--- begin Data supplied ---
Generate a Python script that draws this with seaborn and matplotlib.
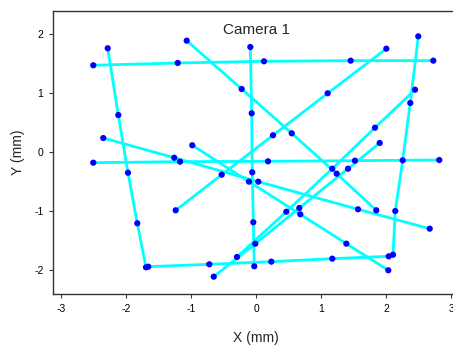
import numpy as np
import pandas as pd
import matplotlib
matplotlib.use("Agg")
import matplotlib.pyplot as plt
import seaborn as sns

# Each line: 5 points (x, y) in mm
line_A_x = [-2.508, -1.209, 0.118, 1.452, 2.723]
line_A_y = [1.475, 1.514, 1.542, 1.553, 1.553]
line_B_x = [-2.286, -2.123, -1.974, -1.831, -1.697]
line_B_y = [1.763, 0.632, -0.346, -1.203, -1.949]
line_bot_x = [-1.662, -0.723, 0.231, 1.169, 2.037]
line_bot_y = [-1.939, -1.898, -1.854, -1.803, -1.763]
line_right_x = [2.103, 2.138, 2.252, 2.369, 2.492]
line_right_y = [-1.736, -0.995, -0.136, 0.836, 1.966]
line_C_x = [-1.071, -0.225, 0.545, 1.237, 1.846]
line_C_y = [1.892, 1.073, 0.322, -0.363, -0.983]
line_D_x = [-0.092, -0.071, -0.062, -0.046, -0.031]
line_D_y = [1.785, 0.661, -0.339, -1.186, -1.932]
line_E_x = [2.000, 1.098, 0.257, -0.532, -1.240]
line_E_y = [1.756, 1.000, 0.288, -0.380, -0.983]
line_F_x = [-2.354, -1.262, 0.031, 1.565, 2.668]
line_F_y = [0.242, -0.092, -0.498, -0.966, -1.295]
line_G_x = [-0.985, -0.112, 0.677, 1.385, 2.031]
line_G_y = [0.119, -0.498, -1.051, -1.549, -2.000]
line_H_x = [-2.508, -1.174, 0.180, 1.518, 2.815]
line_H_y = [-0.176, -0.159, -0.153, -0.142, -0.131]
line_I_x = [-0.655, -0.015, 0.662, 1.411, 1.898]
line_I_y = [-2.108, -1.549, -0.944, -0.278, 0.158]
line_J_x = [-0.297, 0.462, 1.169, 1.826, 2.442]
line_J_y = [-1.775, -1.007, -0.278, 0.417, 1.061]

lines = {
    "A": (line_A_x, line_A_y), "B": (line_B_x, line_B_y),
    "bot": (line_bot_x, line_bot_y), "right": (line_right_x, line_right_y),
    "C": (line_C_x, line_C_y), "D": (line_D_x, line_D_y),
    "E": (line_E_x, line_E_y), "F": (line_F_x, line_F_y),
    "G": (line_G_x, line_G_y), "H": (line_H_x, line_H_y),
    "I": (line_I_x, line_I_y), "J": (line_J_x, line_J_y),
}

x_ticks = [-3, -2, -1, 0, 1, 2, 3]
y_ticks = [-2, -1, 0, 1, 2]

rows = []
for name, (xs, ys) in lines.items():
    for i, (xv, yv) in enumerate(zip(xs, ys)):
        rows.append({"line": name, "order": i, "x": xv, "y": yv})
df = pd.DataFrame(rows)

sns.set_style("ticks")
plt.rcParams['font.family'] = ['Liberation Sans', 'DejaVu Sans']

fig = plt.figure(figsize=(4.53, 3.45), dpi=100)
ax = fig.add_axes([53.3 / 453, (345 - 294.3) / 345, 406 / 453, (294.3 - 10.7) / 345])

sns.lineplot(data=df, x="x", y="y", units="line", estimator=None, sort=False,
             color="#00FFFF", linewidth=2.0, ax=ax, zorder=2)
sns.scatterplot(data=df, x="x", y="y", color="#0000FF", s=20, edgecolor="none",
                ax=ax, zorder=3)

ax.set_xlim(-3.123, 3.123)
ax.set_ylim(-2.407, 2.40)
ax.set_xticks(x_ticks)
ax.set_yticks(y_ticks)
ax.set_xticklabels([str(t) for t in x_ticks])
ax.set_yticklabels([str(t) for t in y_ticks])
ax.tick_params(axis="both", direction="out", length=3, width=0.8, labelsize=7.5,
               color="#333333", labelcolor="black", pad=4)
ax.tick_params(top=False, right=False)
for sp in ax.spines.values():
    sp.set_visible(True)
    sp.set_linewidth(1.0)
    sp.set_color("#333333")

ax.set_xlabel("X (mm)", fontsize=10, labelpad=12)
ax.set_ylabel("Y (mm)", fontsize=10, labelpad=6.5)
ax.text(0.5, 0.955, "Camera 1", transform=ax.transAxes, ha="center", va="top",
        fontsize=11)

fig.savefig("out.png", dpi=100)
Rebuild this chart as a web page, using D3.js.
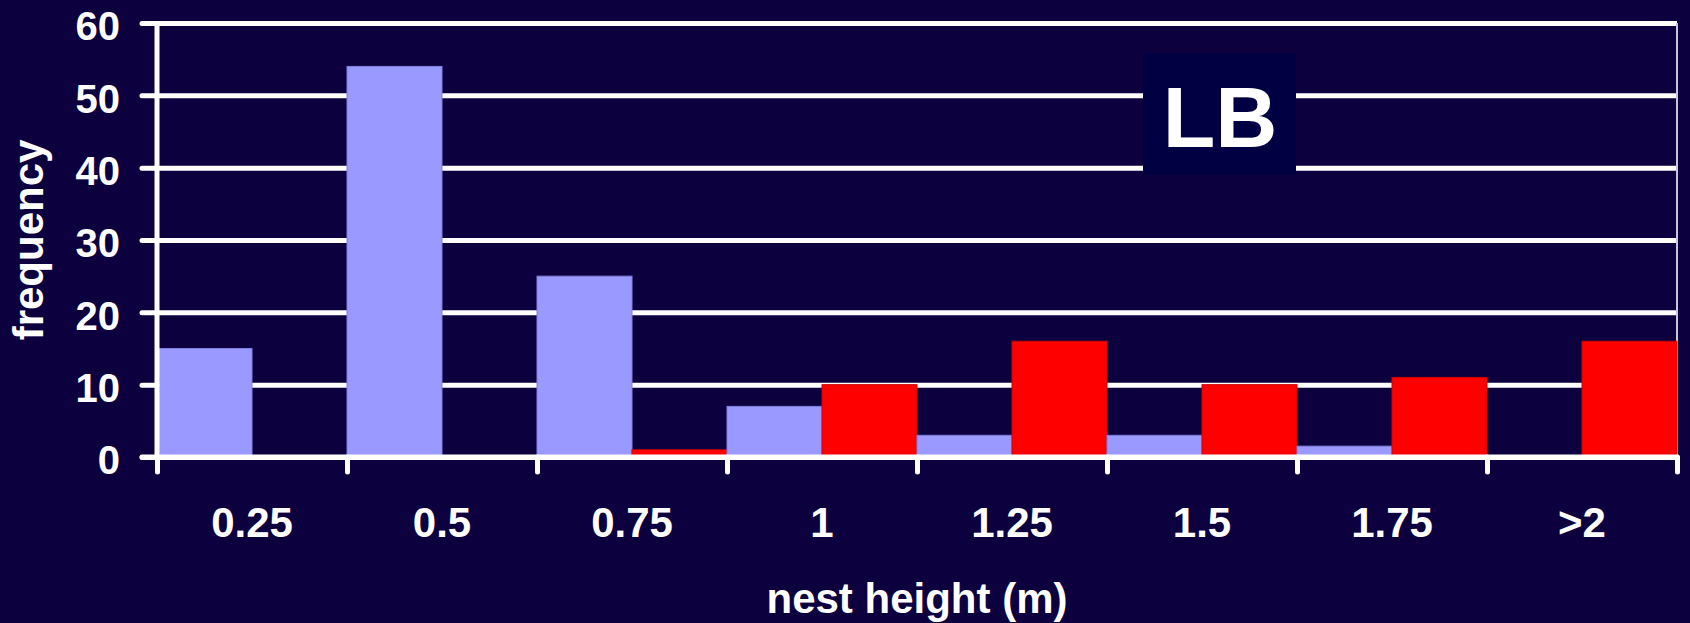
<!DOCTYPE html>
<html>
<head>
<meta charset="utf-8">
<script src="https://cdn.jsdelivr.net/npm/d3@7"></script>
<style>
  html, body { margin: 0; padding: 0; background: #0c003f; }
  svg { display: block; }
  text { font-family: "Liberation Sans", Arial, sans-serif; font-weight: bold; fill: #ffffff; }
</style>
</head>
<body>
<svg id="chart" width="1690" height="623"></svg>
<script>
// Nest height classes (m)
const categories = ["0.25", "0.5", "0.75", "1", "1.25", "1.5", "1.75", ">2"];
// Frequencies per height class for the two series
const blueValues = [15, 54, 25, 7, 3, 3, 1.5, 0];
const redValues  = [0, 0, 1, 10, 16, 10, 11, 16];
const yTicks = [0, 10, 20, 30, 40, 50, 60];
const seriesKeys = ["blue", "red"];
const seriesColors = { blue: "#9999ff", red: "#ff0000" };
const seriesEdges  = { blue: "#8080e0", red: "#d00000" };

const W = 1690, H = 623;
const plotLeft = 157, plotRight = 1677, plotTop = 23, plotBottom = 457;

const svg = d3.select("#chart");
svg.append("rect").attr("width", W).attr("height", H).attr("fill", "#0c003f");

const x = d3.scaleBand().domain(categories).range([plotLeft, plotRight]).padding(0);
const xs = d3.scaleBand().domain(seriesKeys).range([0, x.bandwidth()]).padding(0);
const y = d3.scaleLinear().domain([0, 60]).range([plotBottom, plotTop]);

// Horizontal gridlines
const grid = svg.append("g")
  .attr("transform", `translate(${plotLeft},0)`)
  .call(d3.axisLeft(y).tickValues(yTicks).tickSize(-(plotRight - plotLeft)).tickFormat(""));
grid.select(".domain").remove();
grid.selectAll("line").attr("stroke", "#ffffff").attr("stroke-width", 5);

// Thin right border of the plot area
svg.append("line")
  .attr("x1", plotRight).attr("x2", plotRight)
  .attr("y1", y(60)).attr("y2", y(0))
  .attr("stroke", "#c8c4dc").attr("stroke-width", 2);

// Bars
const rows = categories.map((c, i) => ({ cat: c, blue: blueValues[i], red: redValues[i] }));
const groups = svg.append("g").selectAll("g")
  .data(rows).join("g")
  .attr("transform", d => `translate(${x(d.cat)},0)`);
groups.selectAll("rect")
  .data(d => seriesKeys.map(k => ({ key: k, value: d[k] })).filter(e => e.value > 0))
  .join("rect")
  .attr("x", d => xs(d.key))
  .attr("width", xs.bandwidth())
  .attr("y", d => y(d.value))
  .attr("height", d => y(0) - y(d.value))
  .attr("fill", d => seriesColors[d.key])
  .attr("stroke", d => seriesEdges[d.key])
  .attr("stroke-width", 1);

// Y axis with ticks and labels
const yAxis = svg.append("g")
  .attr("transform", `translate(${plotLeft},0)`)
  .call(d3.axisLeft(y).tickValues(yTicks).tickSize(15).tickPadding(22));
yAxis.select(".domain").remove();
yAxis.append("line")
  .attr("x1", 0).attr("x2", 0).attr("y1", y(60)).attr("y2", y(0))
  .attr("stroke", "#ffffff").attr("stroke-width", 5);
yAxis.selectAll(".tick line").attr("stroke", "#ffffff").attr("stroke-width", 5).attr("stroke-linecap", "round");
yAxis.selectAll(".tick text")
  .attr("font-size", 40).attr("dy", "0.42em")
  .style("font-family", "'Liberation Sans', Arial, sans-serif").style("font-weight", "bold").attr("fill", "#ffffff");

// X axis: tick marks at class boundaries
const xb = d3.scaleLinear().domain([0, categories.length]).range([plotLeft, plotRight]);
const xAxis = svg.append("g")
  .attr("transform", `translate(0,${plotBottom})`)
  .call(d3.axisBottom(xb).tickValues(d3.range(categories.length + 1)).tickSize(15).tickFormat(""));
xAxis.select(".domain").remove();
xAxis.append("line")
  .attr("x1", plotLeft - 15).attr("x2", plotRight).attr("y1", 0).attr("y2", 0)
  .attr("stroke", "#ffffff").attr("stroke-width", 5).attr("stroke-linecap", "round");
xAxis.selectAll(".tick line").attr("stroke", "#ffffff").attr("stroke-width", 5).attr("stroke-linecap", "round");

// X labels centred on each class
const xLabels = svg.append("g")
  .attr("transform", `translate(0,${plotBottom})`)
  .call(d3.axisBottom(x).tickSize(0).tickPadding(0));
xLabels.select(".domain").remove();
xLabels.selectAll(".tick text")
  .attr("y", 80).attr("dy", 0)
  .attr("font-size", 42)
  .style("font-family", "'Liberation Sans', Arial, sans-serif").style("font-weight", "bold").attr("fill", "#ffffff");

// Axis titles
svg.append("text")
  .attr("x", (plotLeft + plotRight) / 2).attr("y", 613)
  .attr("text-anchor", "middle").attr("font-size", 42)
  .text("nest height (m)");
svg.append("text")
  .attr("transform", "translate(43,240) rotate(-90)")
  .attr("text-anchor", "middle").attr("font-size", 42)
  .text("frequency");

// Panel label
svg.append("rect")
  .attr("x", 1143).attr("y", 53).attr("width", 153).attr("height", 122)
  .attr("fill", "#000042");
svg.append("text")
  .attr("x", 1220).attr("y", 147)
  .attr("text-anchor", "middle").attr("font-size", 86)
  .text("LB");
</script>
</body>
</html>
--- end Data supplied ---
▸ **Exercise goal**:
Copy out every line in the entries above that holds "with".

▸ **Result for this exercise**:
Generate a Python script that draws this with seaborn and matplotlib.
// Y axis with ticks and labels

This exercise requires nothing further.